Wednesday, February 19, 2014

Macedonia Officials Dispute ‘Mass Poisoning’ of Albanians

After a mystery incident that caused ethnic jitters, police in the town of Gostivar insisted that dozens of Albanian high-school students had not been poisoned, but the local mayor disagreed.
Sinisa Jakov Marusic
BIRN
Skopje
Mayor of Gostivar, Nevzat Bejta | Photo by: gostivari.gov.mk
Police on Tuesday officially confirmed that their forensic examination failed to identify any traces of toxins in the 60 students and professors from the local Economy High School who last week complained that they had been the victims of a mass poisoning, in a case that sparked fears of a targeted attack.
Police also said they would investigate the possibility that the entire incident had been faked.
But the mayor of the ethnically-mixed western town of Gostivar, Nevzat Bejta, insisted that the poisoning was real.
“I personally felt the symptoms of the poisoning in the school. If there was no poisoning, why did so many students and professors ask for medical help? I went there myself and felt the symptoms, a burning in the eyes and the throat,” Bejta, an ethnic Albanian, told media.
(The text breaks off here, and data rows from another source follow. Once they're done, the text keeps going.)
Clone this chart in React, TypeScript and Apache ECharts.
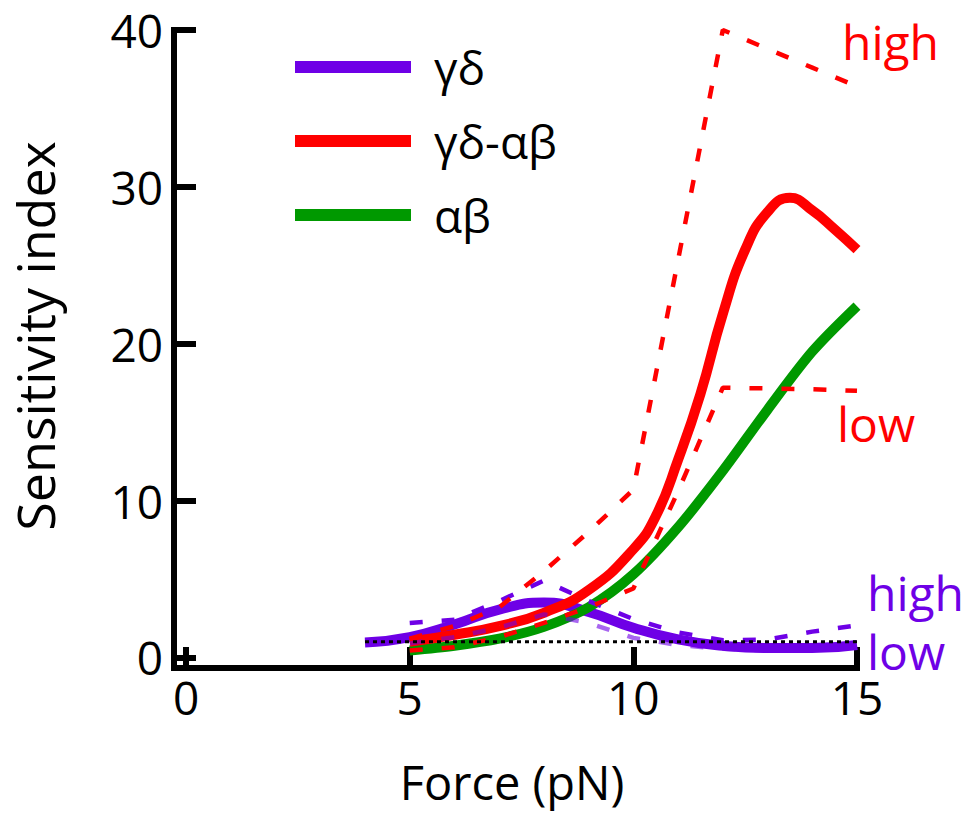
import React, { useEffect, useRef } from "react";
import * as echarts from "echarts";

// Force (pN) values
const forceX = [5, 6, 7, 8, 9, 10, 11, 12, 13, 14, 15];
const gdX = [4, 5, 6, 7, 8, 9, 10, 11, 12, 13, 14, 15];
const gdabX = [5, 6, 7, 8, 9, 10, 10.5, 11, 11.5, 12, 12.5, 13, 13.5, 14, 14.5, 15];

// Sensitivity index values
const gdMid = [0.95, 1.3, 2.1, 3.05, 3.5, 2.9, 1.9, 1.15, 0.75, 0.6, 0.6, 0.8];
const gdHigh = [2.2, 2.4, 3.6, 4.9, 3.6, 2.45, 1.6, 1.1, 1.15, 1.65, 2.05];
const gdLow = [0.9, 1.3, 1.9, 2.75, 2.2, 1.25, 0.8, 0.55, 0.45, 0.5, 0.7];
const gdabMid = [1.0, 1.45, 2.0, 2.85, 4.3, 6.9, 9.0, 12.6, 16.8, 21.9, 26.0, 28.4, 29.3, 28.5, 27.3, 26.0];
const gdabHigh = [1.2, 2.0, 3.2, 5.5, 8.0, 10.7, 25.35, 40, 38.8, 37.6, 36.4];
const gdabLow = [0.45, 0.65, 1.3, 2.2, 3.2, 4.4, 10.6, 17.2, 17.15, 17.1, 17.0];
const abMid = [0.45, 0.75, 1.2, 1.95, 3.2, 5.3, 8.3, 11.9, 15.8, 19.5, 22.4];
const baselineX = [4, 15];
const baselineY = [1, 1];

const xTicks = [0, 5, 10, 15];
const yTicks = [0, 10, 20, 30, 40];
const legendNames = ["γδ", "γδ-αβ", "αβ"];

const PURPLE = "#6E00E6";
const PURPLE_LIGHT = "rgba(110,0,230,0.6)";
const RED = "#FF0000";
const GREEN = "#009900";
const FONT = "Open Sans";

const pairs = (xs: number[], ys: number[]) => xs.map((x, i) => [x, ys[i]]);

export default function App() {
  const ref = useRef<HTMLDivElement>(null);
  useEffect(() => {
    document.body.style.margin = "0";
    const chart = echarts.init(ref.current!, null, { renderer: "svg" });
    const dash = [13, 19];
    const axisCommon = {
      type: "value" as const,
      axisLine: { show: true, onZero: false, lineStyle: { color: "#000", width: 6, cap: "square" } },
      splitLine: { show: false },
    };
    chart.setOption({
      animation: false,
      backgroundColor: "#fff",
      grid: { left: 174, right: 112, top: 30, bottom: 148, containLabel: false },
      xAxis: {
        ...axisCommon,
        min: -0.27,
        max: 15,
        axisTick: { show: true, inside: true, length: 21, customValues: xTicks, lineStyle: { color: "#000", width: 6 } },
        axisLabel: { customValues: xTicks, margin: 9, fontSize: 46, lineHeight: 40, color: "#000", fontFamily: FONT },
      },
      yAxis: {
        ...axisCommon,
        min: -0.67,
        max: 40,
        axisTick: { show: true, inside: true, length: 22, customValues: yTicks, lineStyle: { color: "#000", width: 6 } },
        axisLabel: { customValues: yTicks, margin: 11, fontSize: 46, lineHeight: 40, color: "#000", fontFamily: FONT },
      },
      legend: {
        data: legendNames,
        orient: "vertical",
        left: 295,
        top: 42,
        padding: 0,
        itemWidth: 134,
        itemHeight: 12,
        itemGap: 24,
        icon: "path://M0 0H116V12H0Z M134 0L134 12",
        itemStyle: { borderWidth: 0 },
        selectedMode: false,
        textStyle: { fontSize: 46, fontFamily: FONT, color: "#000", lineHeight: 50 },
      },
      graphic: [
        { type: "text", x: 512, y: 782, style: { text: "Force (pN)", fontSize: 47, fontFamily: FONT, fill: "#000", align: "center", verticalAlign: "middle" } },
        { type: "text", x: 34, y: 336, rotation: Math.PI / 2, style: { text: "Sensitivity index", fontSize: 52, fontFamily: FONT, fill: "#000", align: "center", verticalAlign: "middle" } },
        { type: "text", x: 842, y: 41, style: { text: "high", fontSize: 48, fontFamily: FONT, fill: RED, align: "left", verticalAlign: "middle" } },
        { type: "text", x: 837, y: 423, style: { text: "low", fontSize: 48, fontFamily: FONT, fill: RED, align: "left", verticalAlign: "middle" } },
        { type: "text", x: 867, y: 592, style: { text: "high", fontSize: 48, fontFamily: FONT, fill: PURPLE, align: "left", verticalAlign: "middle" } },
        { type: "text", x: 867, y: 651, style: { text: "low", fontSize: 48, fontFamily: FONT, fill: PURPLE, align: "left", verticalAlign: "middle" } },
      ],
      series: [
        { name: "γδ", type: "line", data: pairs(gdX, gdMid), smooth: 0.5, symbol: "none", clip: false, lineStyle: { color: PURPLE, width: 10 }, itemStyle: { color: PURPLE } },
        { name: "αβ", type: "line", data: pairs(forceX, abMid), smooth: 0.3, symbol: "none", clip: false, lineStyle: { color: GREEN, width: 10 }, itemStyle: { color: GREEN } },
        { name: "γδ-αβ", type: "line", data: pairs(gdabX, gdabMid), smooth: 0.5, symbol: "none", clip: false, lineStyle: { color: RED, width: 10 }, itemStyle: { color: RED } },
        { name: "γδ high", type: "line", data: pairs(forceX, gdHigh), smooth: false, symbol: "none", clip: false, lineStyle: { color: PURPLE, width: 4.5, type: dash } },
        { name: "γδ low", type: "line", data: pairs(forceX, gdLow), smooth: false, symbol: "none", clip: false, lineStyle: { color: PURPLE_LIGHT, width: 4.5, type: dash } },
        { name: "γδ-αβ high", type: "line", data: pairs(forceX, gdabHigh), smooth: false, symbol: "none", clip: false, lineStyle: { color: RED, width: 4.5, type: dash } },
        { name: "γδ-αβ low", type: "line", data: pairs(forceX, gdabLow), smooth: false, symbol: "none", clip: false, lineStyle: { color: RED, width: 4.5, type: dash } },
        { name: "baseline", type: "line", data: pairs(baselineX, baselineY), symbol: "none", clip: false, lineStyle: { color: "#000", width: 3, type: [4, 4] } },
      ],
    });
    return () => chart.dispose();
  }, []);
  return <div ref={ref} style={{ width: 969, height: 816 }} />;
}
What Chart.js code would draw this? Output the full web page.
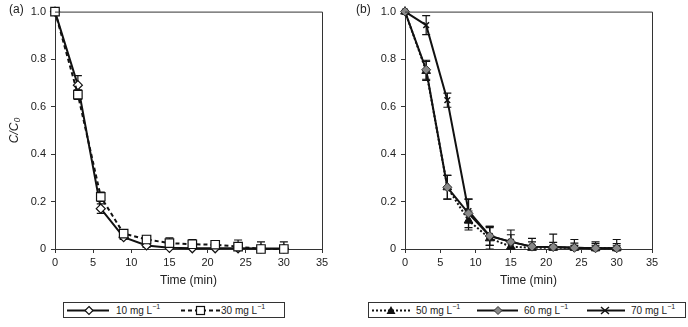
<!DOCTYPE html>
<html><head><meta charset="utf-8">
<script src="https://cdn.jsdelivr.net/npm/chart.js@4/dist/chart.umd.min.js"></script>
<style>
html,body{margin:0;padding:0;background:#fff;width:688px;height:327px;overflow:hidden;font-family:"Liberation Sans",Arial,sans-serif;color:#222;}
.wrap{position:absolute;top:0;height:290px;width:344px;}
.lab{position:absolute;font-size:12px;}
.box{position:absolute;top:302px;height:16px;border:1px solid #333;box-sizing:border-box;}
.it{position:absolute;top:302px;height:17px;line-height:17px;font-size:10px;white-space:nowrap;}
.it sup{font-size:7px;vertical-align:top;line-height:10px;}
svg{position:absolute;top:302px;}
</style></head><body>
<div class="wrap" style="left:0"><canvas id="ca"></canvas></div>
<div class="wrap" style="left:344px"><canvas id="cb"></canvas></div>
<div class="lab" style="left:9px;top:2px">(a)</div>
<div class="lab" style="left:356px;top:2px">(b)</div>

<div class="box" style="left:63px;width:222px"></div>
<svg width="44" height="17" style="left:67px"><line x1="0" y1="8.5" x2="42" y2="8.5" stroke="#111" stroke-width="2"/><polygon points="22,4.5 26,8.5 22,12.5 18,8.5" fill="#fff" stroke="#111" stroke-width="1.2"/></svg>
<div class="it" style="left:116px">10 mg L<sup>−1</sup></div>
<svg width="40" height="17" style="left:181px"><line x1="0" y1="8.5" x2="39" y2="8.5" stroke="#111" stroke-width="2" stroke-dasharray="4,3"/><rect x="15.5" y="4.5" width="8" height="8" fill="#fff" stroke="#111" stroke-width="1.2"/></svg>
<div class="it" style="left:221px">30 mg L<sup>−1</sup></div>

<div class="box" style="left:368px;width:318px"></div>
<svg width="40" height="17" style="left:372px"><line x1="0" y1="8.5" x2="38" y2="8.5" stroke="#111" stroke-width="2" stroke-dasharray="2,2"/><polygon points="19,4 23.5,12 14.5,12" fill="#111"/></svg>
<div class="it" style="left:416px">50 mg L<sup>−1</sup></div>
<svg width="42" height="17" style="left:477px"><line x1="0" y1="8.5" x2="41" y2="8.5" stroke="#111" stroke-width="2"/><polygon points="21,4.5 25,8.5 21,12.5 17,8.5" fill="#888" stroke="#333" stroke-width="1"/></svg>
<div class="it" style="left:524px">60 mg L<sup>−1</sup></div>
<svg width="40" height="17" style="left:587px"><line x1="0" y1="8.5" x2="38" y2="8.5" stroke="#111" stroke-width="2"/><path d="M14,5 L22,12 M22,5 L14,12" stroke="#111" stroke-width="1.5"/></svg>
<div class="it" style="left:631px">70 mg L<sup>−1</sup></div>

<script>
const times = [0, 3, 6, 9, 12, 15, 18, 21, 24, 27, 30];
const a10 = [1.0, 0.69, 0.17, 0.05, 0.015, 0.005, 0.003, 0.003, 0.003, 0.002, 0.002];
const a10Err = [0, 0.04, 0.02, 0.01, 0.008, 0.005, 0.005, 0.005, 0.005, 0.005, 0.005];
const a30 = [1.0, 0.65, 0.22, 0.065, 0.04, 0.025, 0.02, 0.018, 0.01, 0.0, 0.0];
const a30Err = [0, 0.02, 0.02, 0.015, 0.015, 0.022, 0.02, 0.017, 0.028, 0.03, 0.03];
const b50 = [1.0, 0.75, 0.26, 0.12, 0.045, 0.01, 0.005, 0.005, 0.005, 0.003, 0.003];
const b50Err = [0, 0.04, 0.05, 0.04, 0.045, 0.02, 0.01, 0.01, 0.01, 0.01, 0.01];
const b60 = [1.0, 0.755, 0.26, 0.15, 0.055, 0.03, 0.01, 0.008, 0.005, 0.003, 0.003];
const b60Err = [0, 0.04, 0.05, 0.06, 0.04, 0.03, 0.02, 0.02, 0.02, 0.02, 0.02];
const b70 = [1.0, 0.943, 0.627, 0.16, 0.055, 0.03, 0.01, 0.008, 0.005, 0.003, 0.003];
const b70Err = [0, 0.04, 0.03, 0.05, 0.04, 0.05, 0.035, 0.055, 0.035, 0.027, 0.037];
const xTicks = [0, 5, 10, 15, 20, 25, 30, 35];
const yTicks = [0, 0.2, 0.4, 0.6, 0.8, 1.0];

const FONT = "'Liberation Sans', Arial, sans-serif";
Chart.defaults.font.family = FONT;
Chart.defaults.color = '#222';

function pts(vals){ return times.map((t,i)=>({x:t,y:vals[i]})); }

const errPlugin = {
  id:'err',
  beforeDatasetsDraw(chart){
    const {ctx, chartArea:a, scales:{x,y}} = chart;
    ctx.save();
    ctx.beginPath(); ctx.rect(a.left, a.top-2, a.right-a.left, a.bottom-a.top+2); ctx.clip();
    ctx.strokeStyle = '#111'; ctx.lineWidth = 1.2;
    chart.data.datasets.forEach(ds=>{
      if(!ds.err) return;
      ds.data.forEach((p,i)=>{
        const e = ds.err[i]; if(!e) return;
        const px = x.getPixelForValue(p.x);
        const y1 = y.getPixelForValue(p.y+e), y2 = y.getPixelForValue(p.y-e);
        ctx.beginPath();
        ctx.moveTo(px,y1); ctx.lineTo(px,y2);
        ctx.moveTo(px-4,y1); ctx.lineTo(px+4,y1);
        ctx.moveTo(px-4,y2); ctx.lineTo(px+4,y2);
        ctx.stroke();
      });
    });
    ctx.restore();
  },
  afterDraw(chart){
    const {ctx, chartArea:a} = chart;
    ctx.save(); ctx.strokeStyle='#333'; ctx.lineWidth=1;
    ctx.beginPath();
    ctx.moveTo(a.left, a.top+0.5); ctx.lineTo(a.right+0.5, a.top+0.5); ctx.lineTo(a.right+0.5, a.bottom);
    ctx.stroke(); ctx.restore();
  }
};

function makeChart(id, datasets, yWidth, rightPad, showTitle){
  datasets.forEach(d=>{ d.clip = false; });
  return new Chart(document.getElementById(id), {
    type:'line',
    data:{datasets},
    plugins:[errPlugin],
    options:{
      responsive:true, maintainAspectRatio:false, animation:false,
      layout:{padding:{top:9,right:rightPad,left:0,bottom:0}},
      plugins:{legend:{display:false}, tooltip:{enabled:false}},
      scales:{
        x:{type:'linear', min:0, max:35,
          afterBuildTicks(s){ s.ticks = xTicks.map(v=>({value:v})); },
          afterFit(s){ s.height = 41; },
          grid:{display:true, drawOnChartArea:false, drawTicks:true, tickLength:4, color:'#333'},
          border:{color:'#333', width:1},
          ticks:{font:{size:11}, padding:3, maxRotation:0, color:'#222'},
          title:{display:true, text:'Time (min)', font:{size:12}, padding:{top:0,bottom:2}, color:'#222'}
        },
        y:{type:'linear', min:0, max:1,
          afterBuildTicks(s){ s.ticks = yTicks.map(v=>({value:v})); },
          afterFit(s){ s.width = yWidth; },
          grid:{display:true, drawOnChartArea:false, drawTicks:true, tickLength:4, color:'#333'},
          border:{color:'#333', width:1},
          ticks:{font:{size:11}, padding:5, color:'#222', callback:v=> v===0 ? '0' : v.toFixed(1)},
          title:{display:showTitle, text:'C/C₀', font:{size:12, style:'italic'}, padding:{top:7,bottom:0}, color:'#222'}
        }
      }
    }
  });
}

makeChart('ca', [
  {label:'10 mg L−1', order:2, data:pts(a10), err:a10Err, borderColor:'#111', borderWidth:2, pointStyle:'rectRot', pointRadius:4.5, pointBackgroundColor:'#fff', pointBorderColor:'#111', pointBorderWidth:1.2},
  {label:'30 mg L−1', order:1, data:pts(a30), err:a30Err, borderColor:'#111', borderWidth:2, borderDash:[4,3], pointStyle:'rect', pointRadius:6, pointBackgroundColor:'#fff', pointBorderColor:'#111', pointBorderWidth:1.2}
], 55, 22, true);

makeChart('cb', [
  {label:'50 mg L−1', order:3, data:pts(b50), err:b50Err, borderColor:'#111', borderWidth:2, borderDash:[2,2], pointStyle:'triangle', pointRadius:5, pointBackgroundColor:'#111', pointBorderColor:'#111', pointBorderWidth:1},
  {label:'60 mg L−1', order:1, data:pts(b60), err:b60Err, borderColor:'#111', borderWidth:2, pointStyle:'rectRot', pointRadius:4.5, pointBackgroundColor:'#888', pointBorderColor:'#333', pointBorderWidth:1},
  {label:'70 mg L−1', order:2, data:pts(b70), err:b70Err, borderColor:'#111', borderWidth:2, pointStyle:'crossRot', pointRadius:4, pointBorderColor:'#111', pointBorderWidth:1.5}
], 61, 36, false);
</script>
</body></html>
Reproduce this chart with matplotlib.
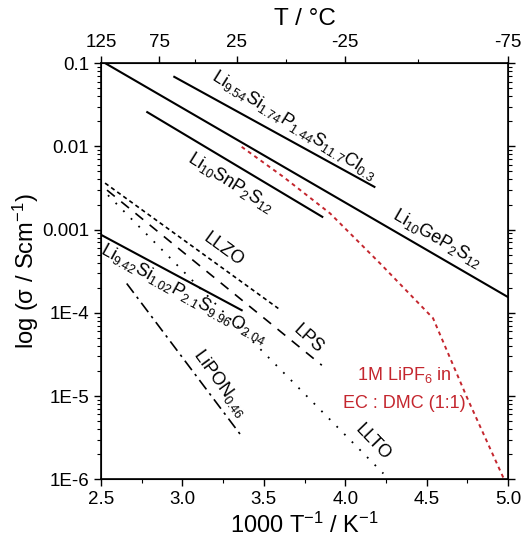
import numpy as np
import matplotlib.pyplot as plt
from matplotlib.ticker import FixedLocator, FixedFormatter, LogLocator, MultipleLocator, NullFormatter

plt.rcParams['font.family'] = ['Liberation Sans', 'DejaVu Sans']
plt.rcParams['mathtext.fontset'] = 'custom'
plt.rcParams['mathtext.rm'] = 'Liberation Sans'
plt.rcParams['mathtext.it'] = 'Liberation Sans:italic'
plt.rcParams['mathtext.default'] = 'regular'

# data: 1000/T (K^-1) and log10(sigma / S cm^-1)
lgps_x = [2.525, 5.0]
lgps_y = [-1.0, -3.812]
lspsc_x = [2.950, 4.179]
lspsc_y = [-1.165, -2.487]
lsnps_x = [2.784, 3.859]
lsnps_y = [-1.589, -2.847]
lspso_x = [2.504, 3.364]
lspso_y = [-3.067, -3.969]
lipon_x = [2.658, 3.370]
lipon_y = [-3.648, -5.499]
llzo_x = [2.525, 3.589]
llzo_y = [-2.442, -3.948]
lps_x = [2.537, 3.856]
lps_y = [-2.526, -4.630]
llto_x = [2.543, 4.234]
llto_y = [-2.587, -5.931]
elyte_x = [3.364, 3.620, 3.907, 4.214, 4.539, 4.746, 4.975]
elyte_y = [-2.006, -2.367, -2.806, -3.407, -4.065, -5.011, -6.0]

ytick_vals = [1e-6, 1e-5, 1e-4, 1e-3, 1e-2, 1e-1]
ytick_labels = ['1E-6', '1E-5', '1E-4', '0.001', '0.01', '0.1']
top_major_T = [125, 75, 25, -25, -75]
top_minor_T = [50, 0, -50]

red = '#c4262e'

fig = plt.figure(figsize=(5.26, 5.44), dpi=100)
ax = fig.add_axes([0.192, 0.119, 0.774, 0.765])


def p(x, y, **kw):
    ax.plot(x, 10 ** np.array(y), **kw)


p(lgps_x, lgps_y, color='black', lw=1.5)
p(lspsc_x, lspsc_y, color='black', lw=1.5)
p(lsnps_x, lsnps_y, color='black', lw=1.5)
p(lspso_x, lspso_y, color='black', lw=1.5)
p(lipon_x, lipon_y, color='black', lw=1.2, ls=(0, (7, 3, 1.5, 3)))
p(llzo_x, llzo_y, color='black', lw=1.2, ls=(0, (2.5, 2)))
p(lps_x, lps_y, color='black', lw=1.2, ls=(0, (6, 5)))
p(llto_x, llto_y, color='black', lw=1.3, ls=(0, (1, 5)))
p(elyte_x, elyte_y, color=red, lw=1.4, ls=(0, (2, 2)))

ax.set_yscale('log')
ax.set_xlim(2.5, 5.0)
ax.set_ylim(1e-6, 0.1)
ax.yaxis.set_major_locator(FixedLocator(ytick_vals))
ax.yaxis.set_major_formatter(FixedFormatter(ytick_labels))
ax.yaxis.set_minor_locator(LogLocator(base=10, subs=np.arange(2, 10)))
ax.yaxis.set_minor_formatter(NullFormatter())
ax.xaxis.set_major_locator(MultipleLocator(0.5))
ax.xaxis.set_minor_locator(MultipleLocator(0.25))
ax.xaxis.set_major_formatter(plt.FuncFormatter(lambda v, pos: f'{v:.1f}'))
ax.tick_params(which='both', direction='out', labelsize=13.5, right=True)
ax.tick_params(which='major', length=5, width=1)
ax.tick_params(which='minor', length=3, width=0.8)
for s in ax.spines.values():
    s.set_linewidth(1.2)

ax.set_xlabel('1000 T$^{-1}$ / K$^{-1}$', fontsize=17, labelpad=3)
ax.set_ylabel('log (σ / Scm$^{-1}$)', fontsize=17, labelpad=1)

# top axis in degrees C
top = ax.twiny()
top.set_xlim(ax.get_xlim())
top.set_xticks([1000 / (t + 275) for t in top_major_T])
top.set_xticklabels([str(t) for t in top_major_T])
top.set_xticks([1000 / (t + 275) for t in top_minor_T], minor=True)
top.tick_params(which='both', direction='out', labelsize=13.5)
top.tick_params(which='major', length=5, width=1)
top.tick_params(which='minor', length=3, width=0.8)
top.set_xlabel('T / °C', fontsize=17.5, labelpad=7)

# labels along the lines
fs = 13
ax.text(3.69, 10 ** -1.75, r'Li$_{9.54}$Si$_{1.74}$P$_{1.44}$S$_{11.7}$Cl$_{0.3}$',
        rotation=-32, ha='center', va='center', fontsize=fs)
ax.text(3.30, 10 ** -2.43, r'Li$_{10}$SnP$_2$S$_{12}$', rotation=-32,
        ha='center', va='center', fontsize=fs)
ax.text(4.567, 10 ** -3.11, r'Li$_{10}$GeP$_2$S$_{12}$', rotation=-30,
        ha='center', va='center', fontsize=fs)
ax.text(3.25, 10 ** -3.24, 'LLZO', rotation=-36, ha='center', va='center', fontsize=fs)
ax.text(3.77, 10 ** -4.32, 'LPS', rotation=-42, ha='center', va='center', fontsize=fs)
ax.text(3.01, 10 ** -3.77, r'Li$_{9.42}$Si$_{1.02}$P$_{2.1}$S$_{9.96}$O$_{2.04}$',
        rotation=-29, ha='center', va='center', fontsize=fs)
ax.text(3.23, 10 ** -4.84, r'LiPON$_{0.46}$', rotation=-54, ha='center', va='center', fontsize=fs)
ax.text(4.17, 10 ** -5.56, 'LLTO', rotation=-46, ha='center', va='center', fontsize=fs)
ax.text(4.36, 10 ** -4.91, '1M LiPF$_6$ in\nEC : DMC (1:1)', color=red,
        ha='center', va='center', fontsize=13, linespacing=1.7)

fig.savefig('out.png', dpi=100)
The mayor, who is member of the junior ruling Democratic Union for Integration party said he suspected a targeted attack because, he said, similar cases in the past have never occurred in the east of the country where there are no ethnic Albanians.

“This should be cleared up once and for all. We cannot allow someone to play with the feelings of the parents and with the lives of our children,” he said.

After complaining about symptoms of poisoning last Friday, 12 of the 60 people were hospitalised at the Skopje toxicology clinic but left soon afterwards.

The incident quickly picked up an ethnic tone after news spread that it happened during the high school’s second shift, when only ethnic Albanian students were present.

It happened just two months before presidential elections in April and among growing speculation about possible parallel early general elections.

Mirjana Maleska, a political science professor at the South East European University in Tetovo, told website faktor.mk that the case must be viewed with caution because it is very hard to prove that some sort of gas was fired into the classrooms, as has been speculated.

But she said that cases of mysterious mass poisonings of ethnic Albanians are not unknown in the region and that they “have been used in the past to create mass hysteria in critical pre-election periods”.

In one similarly mysterious case in 2002 in the town of Kumanovo, some 200 young Albanians, most of them high school students, complained of poisoning symptoms that caused many of them to be hospitalised.

However the authorities failed to determine any cause for the mysterious outbreak which fed suspicions that their sudden illness might have been faked.

Nikola Tupancevski, a law professor at Skopje state university, said that if the Gostivar incident was faked, “it was surely done in a political context” and that “legally speaking, false reporting is a criminal act”.
In 2001, the country went through a brief armed conflict between Macedonian security forces and ethnic Albanian insurgents, which ended with the signing of a peace deal that granted greater rights for the Albanians, who make up a quarter of Macedonia’s 2.1 million population.